For additional workflow setup instructions, see the official Atmos Pro workflow configuration guide.

4 Deploy AWS Infrastructure

Atmos Pro doesn't run Terraform or Atmos itself. It dispatches GitHub Actions that you control. To run Terraform in those GitHub Actions, you need to set up a few things in your cloud environment:

  • State Backend (S3 + DynamoDB) to store Terraform state and enable state locking
  • Plan File Storage (S3 + DynamoDB) to persist Terraform plan outputs for review and approvals
  • OIDC Integration with GitHub for workflows to authenticate with your cloud provider

If you've been following along with the reference architecture, by now you should already have the Terraform State Backend provisioned. To complete the requirements for Atmos Pro and GitHub Actions, continue with the step-by-step instructions: Atmos and Terraform deployment

Tips

  1. Make sure you have admin access to both GitHub and AWS before starting the setup
  2. Follow the detailed instructions in each linked guide for specific steps
  3. Test the setup with a small change before deploying major infrastructure changes

Verification

After completing all four steps, you can verify the setup by:

1 Test GitHub Integration

  • Create a new pull request with a small stack change
  • The Atmos Pro GitHub App will automatically comment on the PR
  • The comment will show the status of affected components
  • As workflows are dispatched for each component, the comment will automatically update

2 Trigger a Plan

  • In the new pull request, change a value for any component.

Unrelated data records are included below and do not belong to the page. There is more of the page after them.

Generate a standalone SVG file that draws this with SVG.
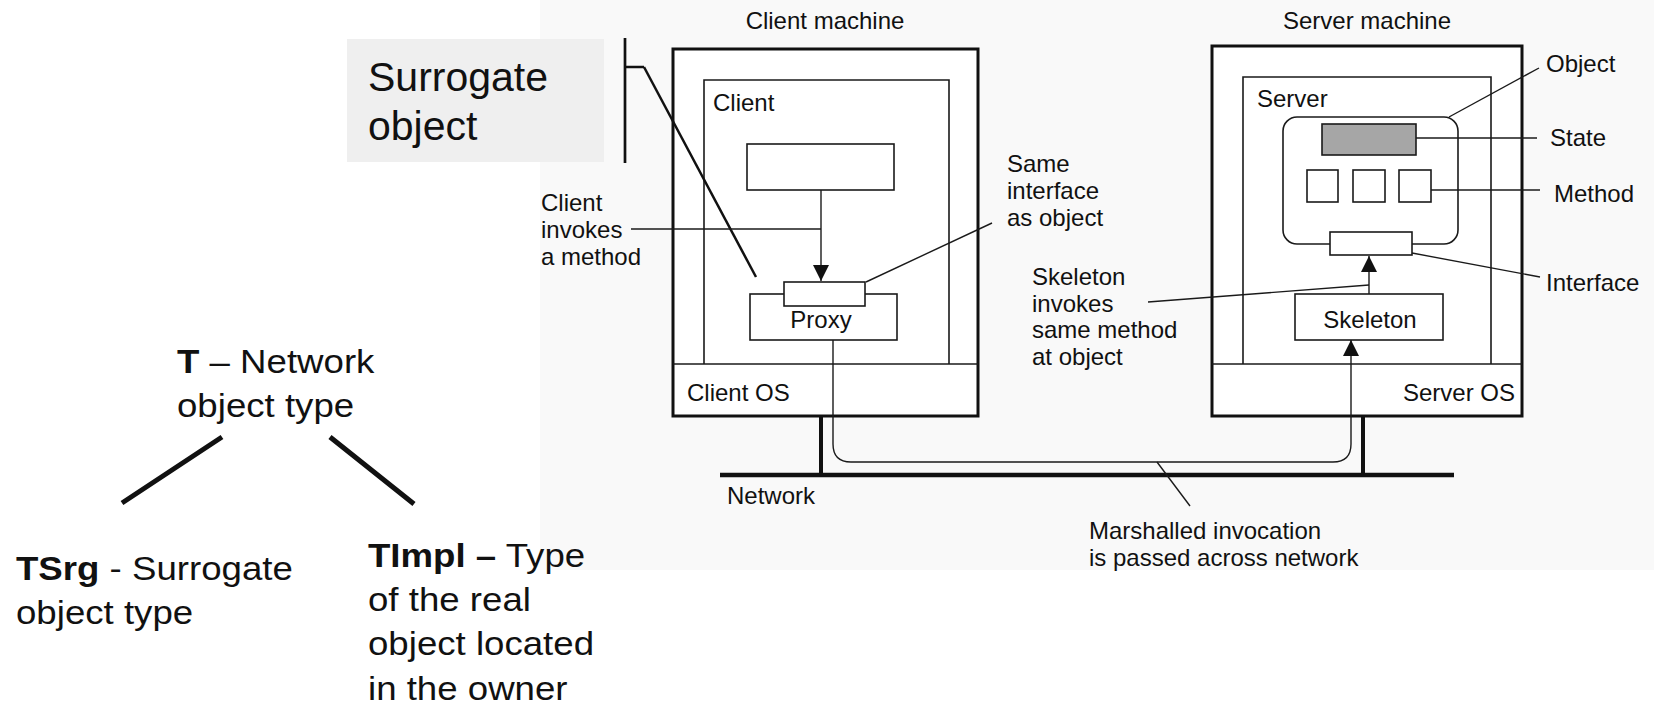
<svg xmlns="http://www.w3.org/2000/svg" width="1654" height="707" viewBox="0 0 1654 707">
<style>
text{font-family:"Liberation Sans",Arial,sans-serif;fill:#111}
.s{font-size:24px}
.big{font-size:41px}
.mid{font-size:33px}
.b{font-weight:bold}
.thin{fill:none;stroke:#1a1a1a;stroke-width:1.6}
.box{fill:#fff;stroke:#1a1a1a;stroke-width:1.6}
.thick{fill:none;stroke:#111;stroke-width:3}
.ln{fill:none;stroke:#1a1a1a;stroke-width:1.4}
</style>
<defs>
<marker id="ah" viewBox="0 0 16 20" refX="16" refY="10" markerWidth="16" markerHeight="20" markerUnits="userSpaceOnUse" orient="auto">
<path d="M0,2 L16,10 L0,18 Z" fill="#111"/>
</marker>
</defs>
<rect x="0" y="0" width="1654" height="707" fill="#fff"/>
<rect x="540" y="0" width="1114" height="570" fill="#f9f9f9"/>

<g id="surrogate-label">
<rect x="347" y="39" width="257" height="123" fill="#efefef"/>
<text class="big" x="368" y="91">Surrogate</text>
<text class="big" x="368" y="140">object</text>
<path d="M625,38 V163 M625,67 H644" fill="none" stroke="#111" stroke-width="2.7"/>
</g>

<g id="client-machine">
<text class="s" x="825" y="29" text-anchor="middle">Client machine</text>
<rect x="673" y="49" width="305" height="367" fill="#fff" stroke="#111" stroke-width="3"/>
<path class="thin" d="M704,364 V80 H949 V364"/>
<path class="thin" d="M673,364 H978"/>
<text class="s" x="713" y="111">Client</text>
<text class="s" x="687" y="401">Client OS</text>
</g>
<g id="client-object"><rect class="box" x="747" y="144" width="147" height="46"/></g>
<g id="proxy">
<rect class="box" x="750" y="294" width="147" height="46"/>
<rect class="box" x="784" y="282" width="81" height="24"/>
<text class="s" x="821" y="328" text-anchor="middle">Proxy</text>
</g>

<g id="server-machine">
<text class="s" x="1367" y="29" text-anchor="middle">Server machine</text>
<rect x="1212" y="46" width="310" height="370" fill="#fff" stroke="#111" stroke-width="3"/>
<path class="thin" d="M1243,364 V77 H1491 V364"/>
<path class="thin" d="M1212,364 H1522"/>
<text class="s" x="1257" y="107">Server</text>
<text class="s" x="1403" y="401">Server OS</text>
</g>
<g id="object">
<rect class="box" x="1283" y="117" width="175" height="127" rx="14"/>
<rect x="1322" y="124" width="94" height="31" fill="#a6a6a6" stroke="#1a1a1a" stroke-width="1.6"/>
<rect class="box" x="1307" y="170" width="31" height="32"/>
<rect class="box" x="1353" y="170" width="32" height="32"/>
<rect class="box" x="1399" y="170" width="32" height="32"/>
<rect class="box" x="1330" y="232" width="82" height="23"/>
</g>
<g id="skeleton">
<rect class="box" x="1295" y="294" width="148" height="46"/>
<text class="s" x="1370" y="328" text-anchor="middle">Skeleton</text>
</g>

<g id="network">
<path d="M720,475 H1454" stroke="#111" stroke-width="4.5"/>
<path d="M821,416 V475 M1363,416 V475" stroke="#111" stroke-width="4"/>
<text class="s" x="727" y="504">Network</text>
</g>

<g id="connectors">
<path class="ln" d="M821,190 V281" marker-end="url(#ah)"/>
<path class="ln" d="M1369,294 V256" marker-end="url(#ah)"/>
<path class="ln" d="M833,340 V444 Q833,462 851,462 H1333 Q1351,462 1351,444 V340" marker-end="url(#ah)"/>
<path d="M644,67 L756,277" fill="none" stroke="#111" stroke-width="2.5"/>
<path class="ln" d="M631,229 H821"/>
<path class="ln" d="M866,282 L992,223"/>
<path class="ln" d="M1148,302 L1369,285"/>
<path class="ln" d="M1157,462 L1190,506"/>
<path class="ln" d="M1449,117 L1539,68"/>
<path class="ln" d="M1416,138 H1537"/>
<path class="ln" d="M1431,190 H1540"/>
<path class="ln" d="M1412,253 L1540,277"/>
</g>

<g id="annotations">
<text class="s" x="541" y="211">Client</text>
<text class="s" x="541" y="238">invokes</text>
<text class="s" x="541" y="265">a method</text>
<text class="s" x="1007" y="172">Same</text>
<text class="s" x="1007" y="199">interface</text>
<text class="s" x="1007" y="226">as object</text>
<text class="s" x="1032" y="285">Skeleton</text>
<text class="s" x="1032" y="312">invokes</text>
<text class="s" x="1032" y="338">same method</text>
<text class="s" x="1032" y="365">at object</text>
<text class="s" x="1546" y="72">Object</text>
<text class="s" x="1550" y="146">State</text>
<text class="s" x="1554" y="202">Method</text>
<text class="s" x="1546" y="291">Interface</text>
<text class="s" x="1089" y="539">Marshalled invocation</text>
<text class="s" x="1089" y="566">is passed across network</text>
</g>

<g id="type-T" transform="translate(177,373) scale(1.11,1)">
<text class="mid" x="0" y="0"><tspan class="b">T</tspan> – Network</text>
<text class="mid" x="0" y="44">object type</text>
</g>
<g id="type-lines">
<path d="M222,437 L122,503 M330,437 L414,504" stroke="#111" stroke-width="5"/>
</g>
<g id="type-TSrg" transform="translate(16,580) scale(1.11,1)">
<text class="mid" x="0" y="0"><tspan class="b">TSrg</tspan> - Surrogate</text>
<text class="mid" x="0" y="44">object type</text>
</g>
<g id="type-TImpl" transform="translate(368,567) scale(1.11,1)">
<text class="mid" x="0" y="0"><tspan class="b">TImpl –</tspan> Type</text>
<text class="mid" x="0" y="44">of the real</text>
<text class="mid" x="0" y="88">object located</text>
<text class="mid" x="0" y="133">in the owner</text>
</g>
</svg>
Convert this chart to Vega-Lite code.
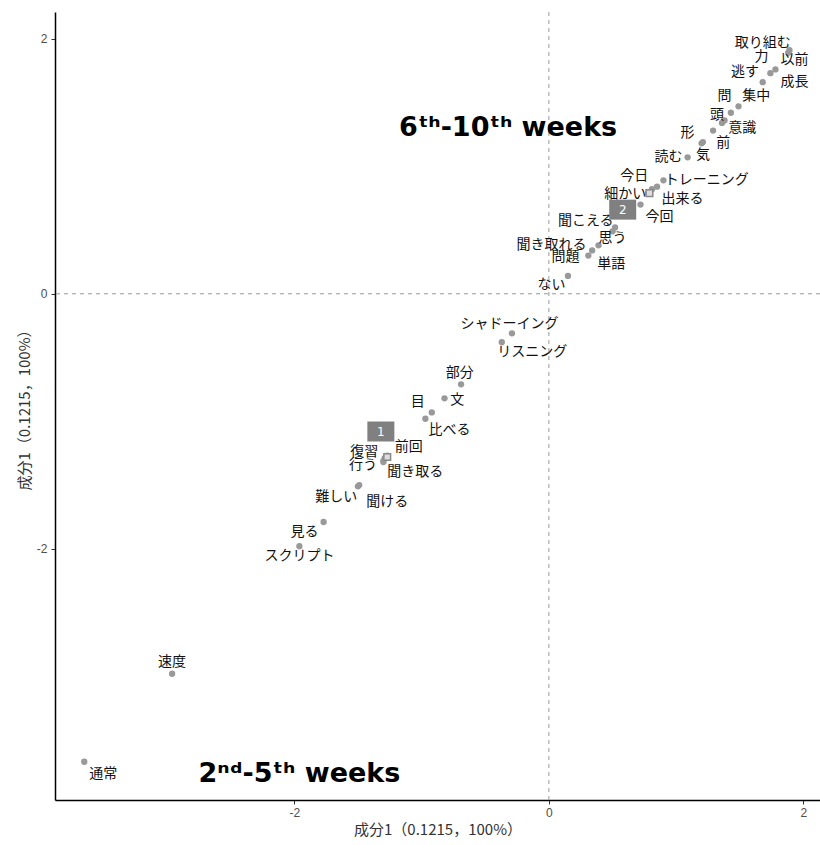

For example, add a tag to a S3 bucket.
  • The atmos-pro.yaml workflow will discover the newly affected stack and trigger Atmos Pro.
  • Atmos Pro will run Atmos Terraform Plan for the affected stack.
  • As the workflow is executed, Atmos Pro will update the comment on the PR with the plan status.

3 Merge the PR

  • Now try merging the PR
  • Again, the atmos-pro.yaml workflow will discover the affected stacks and trigger Atmos Pro.
  • This time Atmos Pro will determine this is a "merged" event and run Atmos Terraform Apply.
  • Finally, Atmos Pro will update the comment on the PR will the apply status.